►

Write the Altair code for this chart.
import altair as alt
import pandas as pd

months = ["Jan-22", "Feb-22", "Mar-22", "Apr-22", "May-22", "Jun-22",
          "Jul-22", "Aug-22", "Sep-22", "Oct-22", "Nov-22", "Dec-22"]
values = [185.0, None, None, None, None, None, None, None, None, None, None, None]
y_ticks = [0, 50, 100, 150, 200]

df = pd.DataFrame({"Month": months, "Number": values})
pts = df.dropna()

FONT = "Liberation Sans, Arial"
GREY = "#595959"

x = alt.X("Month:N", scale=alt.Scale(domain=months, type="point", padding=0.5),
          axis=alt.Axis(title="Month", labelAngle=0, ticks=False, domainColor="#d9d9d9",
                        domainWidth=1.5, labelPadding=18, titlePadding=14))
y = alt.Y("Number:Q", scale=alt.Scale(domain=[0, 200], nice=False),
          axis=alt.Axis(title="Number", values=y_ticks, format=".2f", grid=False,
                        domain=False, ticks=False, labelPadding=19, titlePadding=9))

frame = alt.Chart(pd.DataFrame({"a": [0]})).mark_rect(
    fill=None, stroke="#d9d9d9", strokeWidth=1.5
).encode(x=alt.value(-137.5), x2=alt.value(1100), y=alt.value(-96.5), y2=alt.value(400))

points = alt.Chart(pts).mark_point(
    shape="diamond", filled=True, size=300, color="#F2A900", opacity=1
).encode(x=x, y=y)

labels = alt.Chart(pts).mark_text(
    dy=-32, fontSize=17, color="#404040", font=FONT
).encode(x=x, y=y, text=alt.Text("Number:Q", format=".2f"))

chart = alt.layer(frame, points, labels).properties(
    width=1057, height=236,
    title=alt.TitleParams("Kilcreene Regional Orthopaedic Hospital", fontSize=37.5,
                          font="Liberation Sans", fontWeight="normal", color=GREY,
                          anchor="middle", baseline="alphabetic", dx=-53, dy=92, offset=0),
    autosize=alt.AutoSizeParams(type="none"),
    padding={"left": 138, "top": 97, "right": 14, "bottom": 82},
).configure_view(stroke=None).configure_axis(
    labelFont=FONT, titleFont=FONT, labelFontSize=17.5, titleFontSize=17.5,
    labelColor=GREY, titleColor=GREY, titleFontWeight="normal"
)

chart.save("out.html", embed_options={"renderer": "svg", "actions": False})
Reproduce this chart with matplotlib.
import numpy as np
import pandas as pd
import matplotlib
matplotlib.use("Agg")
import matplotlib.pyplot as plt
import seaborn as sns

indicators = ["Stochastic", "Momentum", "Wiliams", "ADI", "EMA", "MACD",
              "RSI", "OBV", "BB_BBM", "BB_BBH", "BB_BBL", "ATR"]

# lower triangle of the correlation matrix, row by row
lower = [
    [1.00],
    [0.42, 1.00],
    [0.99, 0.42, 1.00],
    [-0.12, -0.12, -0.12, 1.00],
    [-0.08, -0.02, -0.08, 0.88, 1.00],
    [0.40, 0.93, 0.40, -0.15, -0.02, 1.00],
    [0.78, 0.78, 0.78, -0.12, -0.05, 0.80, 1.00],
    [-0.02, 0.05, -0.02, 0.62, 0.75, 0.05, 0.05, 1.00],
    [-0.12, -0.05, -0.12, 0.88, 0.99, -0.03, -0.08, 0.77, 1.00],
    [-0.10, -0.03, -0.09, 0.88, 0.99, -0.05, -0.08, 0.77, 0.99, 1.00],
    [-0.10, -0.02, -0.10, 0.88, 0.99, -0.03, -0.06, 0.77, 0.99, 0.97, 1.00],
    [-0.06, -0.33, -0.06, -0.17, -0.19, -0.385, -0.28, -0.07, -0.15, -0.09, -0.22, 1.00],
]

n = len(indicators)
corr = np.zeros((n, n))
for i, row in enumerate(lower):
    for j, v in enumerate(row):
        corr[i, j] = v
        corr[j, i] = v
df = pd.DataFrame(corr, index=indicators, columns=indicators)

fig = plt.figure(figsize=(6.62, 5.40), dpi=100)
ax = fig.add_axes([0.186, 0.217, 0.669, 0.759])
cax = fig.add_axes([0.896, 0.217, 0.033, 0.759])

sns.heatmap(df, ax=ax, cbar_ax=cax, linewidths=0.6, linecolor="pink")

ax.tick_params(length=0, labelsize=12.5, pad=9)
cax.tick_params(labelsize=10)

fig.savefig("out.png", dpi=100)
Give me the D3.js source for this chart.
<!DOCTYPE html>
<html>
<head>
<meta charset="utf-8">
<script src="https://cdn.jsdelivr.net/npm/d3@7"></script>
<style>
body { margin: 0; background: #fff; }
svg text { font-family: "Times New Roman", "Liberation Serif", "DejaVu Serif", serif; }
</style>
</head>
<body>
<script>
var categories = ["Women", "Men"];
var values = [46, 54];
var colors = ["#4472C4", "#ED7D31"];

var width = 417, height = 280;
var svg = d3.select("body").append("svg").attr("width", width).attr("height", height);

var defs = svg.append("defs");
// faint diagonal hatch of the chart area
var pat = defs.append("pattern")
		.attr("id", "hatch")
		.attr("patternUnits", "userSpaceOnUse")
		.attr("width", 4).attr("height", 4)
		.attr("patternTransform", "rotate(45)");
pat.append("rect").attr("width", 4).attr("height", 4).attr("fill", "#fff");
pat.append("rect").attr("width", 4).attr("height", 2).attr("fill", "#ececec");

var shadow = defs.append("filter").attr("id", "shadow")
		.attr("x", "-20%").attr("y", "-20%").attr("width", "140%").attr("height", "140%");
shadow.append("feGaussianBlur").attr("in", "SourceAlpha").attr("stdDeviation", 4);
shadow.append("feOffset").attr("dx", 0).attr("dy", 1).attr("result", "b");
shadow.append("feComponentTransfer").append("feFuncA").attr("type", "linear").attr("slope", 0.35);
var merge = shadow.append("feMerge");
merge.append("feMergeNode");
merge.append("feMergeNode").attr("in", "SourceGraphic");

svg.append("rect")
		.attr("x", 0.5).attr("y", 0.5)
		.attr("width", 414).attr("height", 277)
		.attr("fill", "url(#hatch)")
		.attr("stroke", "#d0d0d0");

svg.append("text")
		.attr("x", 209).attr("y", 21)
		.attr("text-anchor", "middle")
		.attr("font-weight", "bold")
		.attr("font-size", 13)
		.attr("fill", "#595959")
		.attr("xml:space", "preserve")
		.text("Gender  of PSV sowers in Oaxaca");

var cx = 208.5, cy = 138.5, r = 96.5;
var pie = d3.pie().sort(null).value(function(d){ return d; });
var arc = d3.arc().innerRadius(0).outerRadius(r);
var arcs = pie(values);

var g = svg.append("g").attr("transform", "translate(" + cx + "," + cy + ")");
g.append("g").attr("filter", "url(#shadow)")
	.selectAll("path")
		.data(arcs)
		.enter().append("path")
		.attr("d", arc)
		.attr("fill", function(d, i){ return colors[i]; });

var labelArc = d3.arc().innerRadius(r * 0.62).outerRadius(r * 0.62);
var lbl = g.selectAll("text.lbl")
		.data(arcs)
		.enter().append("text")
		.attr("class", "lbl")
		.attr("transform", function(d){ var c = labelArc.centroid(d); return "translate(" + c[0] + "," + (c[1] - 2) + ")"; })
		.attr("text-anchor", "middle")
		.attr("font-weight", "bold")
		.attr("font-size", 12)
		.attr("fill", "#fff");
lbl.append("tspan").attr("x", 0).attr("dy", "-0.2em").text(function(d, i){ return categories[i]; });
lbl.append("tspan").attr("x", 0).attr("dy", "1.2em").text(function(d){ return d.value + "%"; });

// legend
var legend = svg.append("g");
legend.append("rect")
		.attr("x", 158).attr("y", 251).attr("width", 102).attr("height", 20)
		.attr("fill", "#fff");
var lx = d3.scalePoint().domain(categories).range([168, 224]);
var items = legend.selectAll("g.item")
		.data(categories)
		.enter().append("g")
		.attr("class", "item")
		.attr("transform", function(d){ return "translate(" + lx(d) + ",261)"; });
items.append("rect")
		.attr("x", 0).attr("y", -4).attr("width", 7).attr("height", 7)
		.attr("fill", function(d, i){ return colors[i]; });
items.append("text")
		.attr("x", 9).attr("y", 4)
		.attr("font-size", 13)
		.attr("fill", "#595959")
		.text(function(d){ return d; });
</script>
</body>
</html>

◄

:: GIVEN EXERCISE ::
Return exactly the opening lines of the listing above, ending with the line that has "y_ticks = [0, 50, 100, 150, 200]".

:: WRITTEN RESPONSE ::
Write the Altair code for this chart.
import altair as alt
import pandas as pd

months = ["Jan-22", "Feb-22", "Mar-22", "Apr-22", "May-22", "Jun-22",
          "Jul-22", "Aug-22", "Sep-22", "Oct-22", "Nov-22", "Dec-22"]
values = [185.0, None, None, None, None, None, None, None, None, None, None, None]
y_ticks = [0, 50, 100, 150, 200]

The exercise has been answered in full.